§ EXERCISE AIM: Everything in the listing except the pictures should be written out exactly.

☆ ☆ ☆ ☆ ☆

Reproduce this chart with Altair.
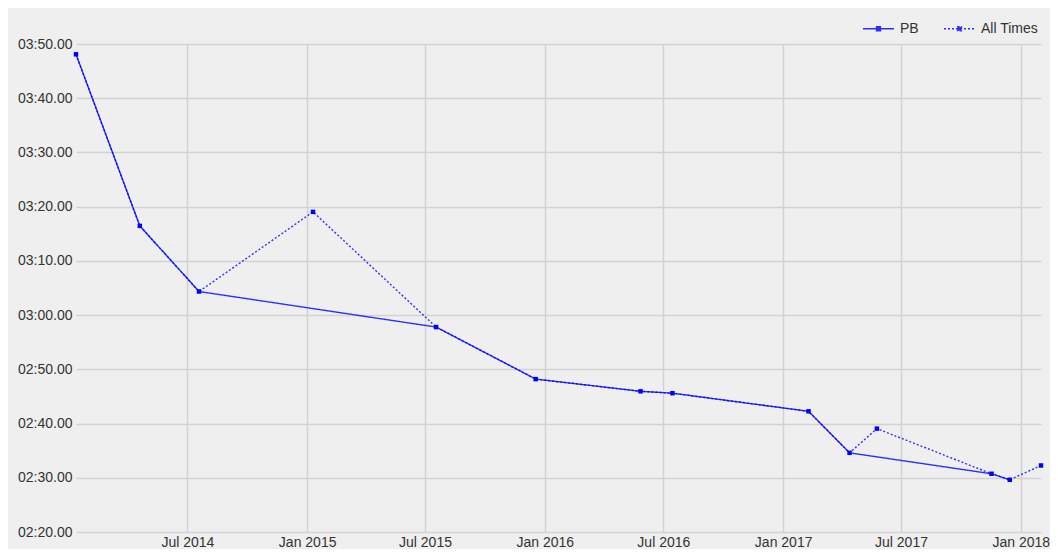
import altair as alt
import pandas as pd

# ---- data ----
dates = ["2014-01-11", "2014-04-19", "2014-07-19", "2015-01-10", "2015-07-18",
         "2015-12-18", "2016-05-27", "2016-07-15", "2017-02-09", "2017-04-13",
         "2017-05-25", "2017-11-17", "2017-12-15", "2018-02-01"]
all_times = [228.1, 196.45, 184.35, 199.04, 177.8, 168.2, 165.95, 165.6,
             162.26, 154.6, 159.06, 150.74, 149.63, 152.27]
is_pb = [True, True, True, False, True, True, True, True, True, True,
         False, True, True, False]
series_names = ["PB", "All Times"]
y_ticks = [140, 150, 160, 170, 180, 190, 200, 210, 220, 230]
x_ticks = [(2014, 7), (2015, 1), (2015, 7), (2016, 1), (2016, 7),
           (2017, 1), (2017, 7), (2018, 1)]

rows = []
for d, t, p in zip(dates, all_times, is_pb):
    rows.append({"date": d, "time": t, "series": "All Times"})
    if p:
        rows.append({"date": d, "time": t, "series": "PB"})
df = pd.DataFrame(rows)
pts = df[df["series"] == "All Times"]

BLUE = "#0000ff"
FONT = "Liberation Sans"
sym = "M-1,0L1,0M-0.13,-0.13L0.13,-0.13L0.13,0.13L-0.13,0.13Z"

x_enc = alt.X(
    "date:T",
    scale=alt.Scale(type="utc"),
    axis=alt.Axis(
        title=None,
        format="%b %Y",
        values=[alt.DateTime(year=y, month=m, date=1, utc=True) for y, m in x_ticks],
        labelPadding=3,
    ),
)
y_enc = alt.Y(
    "time:Q",
    scale=alt.Scale(domain=[140, 230], nice=False, zero=False),
    axis=alt.Axis(
        title=None,
        values=y_ticks,
        labelExpr="utcFormat(datum.value * 1000, '%M:%S') + '.00'",
        labelPadding=4,
    ),
)

lines = alt.Chart(df).mark_line(color=BLUE, strokeWidth=1.4, opacity=0.8).encode(
    x=x_enc,
    y=y_enc,
    strokeDash=alt.StrokeDash(
        "series:N",
        scale=alt.Scale(domain=series_names, range=[[1, 0], [2, 2]]),
        legend=alt.Legend(
            title=None,
            orient="none",
            legendX=786,
            legendY=-32,
            direction="horizontal",
            symbolType=sym,
            symbolSize=961,
            symbolStrokeColor=BLUE,
            symbolFillColor=BLUE,
            symbolStrokeWidth=1.3,
            labelFont=FONT,
            labelFontSize=14,
            labelColor="#333333",
            labelOffset=5,
            columnPadding=22,
        ),
    ),
)

points = alt.Chart(pts).mark_point(
    shape="square", filled=True, size=20, color=BLUE, opacity=1
).encode(x=x_enc, y=y_enc)

chart = (
    alt.layer(lines, points)
    .properties(
        width=965,
        height=488,
        autosize=alt.AutoSizeParams(type="none"),
        padding={"left": 68, "top": 36, "right": 9, "bottom": 17},
        background="#efefef",
    )
    .configure_view(stroke=None, fill="#efefef")
    .configure_axis(
        domain=False,
        ticks=False,
        labelFont=FONT,
        labelFontSize=14,
        labelColor="#333333",
        gridColor="#d2d2d2",
        gridWidth=1.5,
    )
)

chart.save("out.html", embed_options={"renderer": "svg", "actions": False})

☆ ☆ ☆ ☆ ☆

§ OUTPUT OF THE TASK:
Reproduce this chart with Altair.
import altair as alt
import pandas as pd

# ---- data ----
dates = ["2014-01-11", "2014-04-19", "2014-07-19", "2015-01-10", "2015-07-18",
         "2015-12-18", "2016-05-27", "2016-07-15", "2017-02-09", "2017-04-13",
         "2017-05-25", "2017-11-17", "2017-12-15", "2018-02-01"]
all_times = [228.1, 196.45, 184.35, 199.04, 177.8, 168.2, 165.95, 165.6,
             162.26, 154.6, 159.06, 150.74, 149.63, 152.27]
is_pb = [True, True, True, False, True, True, True, True, True, True,
         False, True, True, False]
series_names = ["PB", "All Times"]
y_ticks = [140, 150, 160, 170, 180, 190, 200, 210, 220, 230]
x_ticks = [(2014, 7), (2015, 1), (2015, 7), (2016, 1), (2016, 7),
           (2017, 1), (2017, 7), (2018, 1)]

rows = []
for d, t, p in zip(dates, all_times, is_pb):
    rows.append({"date": d, "time": t, "series": "All Times"})
    if p:
        rows.append({"date": d, "time": t, "series": "PB"})
df = pd.DataFrame(rows)
pts = df[df["series"] == "All Times"]

BLUE = "#0000ff"
FONT = "Liberation Sans"
sym = "M-1,0L1,0M-0.13,-0.13L0.13,-0.13L0.13,0.13L-0.13,0.13Z"

x_enc = alt.X(
    "date:T",
    scale=alt.Scale(type="utc"),
    axis=alt.Axis(
        title=None,
        format="%b %Y",
        values=[alt.DateTime(year=y, month=m, date=1, utc=True) for y, m in x_ticks],
        labelPadding=3,
    ),
)
y_enc = alt.Y(
    "time:Q",
    scale=alt.Scale(domain=[140, 230], nice=False, zero=False),
    axis=alt.Axis(
        title=None,
        values=y_ticks,
        labelExpr="utcFormat(datum.value * 1000, '%M:%S') + '.00'",
        labelPadding=4,
    ),
)

lines = alt.Chart(df).mark_line(color=BLUE, strokeWidth=1.4, opacity=0.8).encode(
    x=x_enc,
    y=y_enc,
    strokeDash=alt.StrokeDash(
        "series:N",
        scale=alt.Scale(domain=series_names, range=[[1, 0], [2, 2]]),
        legend=alt.Legend(
            title=None,
            orient="none",
            legendX=786,
            legendY=-32,
            direction="horizontal",
            symbolType=sym,
            symbolSize=961,
            symbolStrokeColor=BLUE,
            symbolFillColor=BLUE,
            symbolStrokeWidth=1.3,
            labelFont=FONT,
            labelFontSize=14,
            labelColor="#333333",
            labelOffset=5,
            columnPadding=22,
        ),
    ),
)

points = alt.Chart(pts).mark_point(
    shape="square", filled=True, size=20, color=BLUE, opacity=1
).encode(x=x_enc, y=y_enc)

chart = (
    alt.layer(lines, points)
    .properties(
        width=965,
        height=488,
        autosize=alt.AutoSizeParams(type="none"),
        padding={"left": 68, "top": 36, "right": 9, "bottom": 17},
        background="#efefef",
    )
    .configure_view(stroke=None, fill="#efefef")
    .configure_axis(
        domain=False,
        ticks=False,
        labelFont=FONT,
        labelFontSize=14,
        labelColor="#333333",
        gridColor="#d2d2d2",
        gridWidth=1.5,
    )
)

chart.save("out.html", embed_options={"renderer": "svg", "actions": False})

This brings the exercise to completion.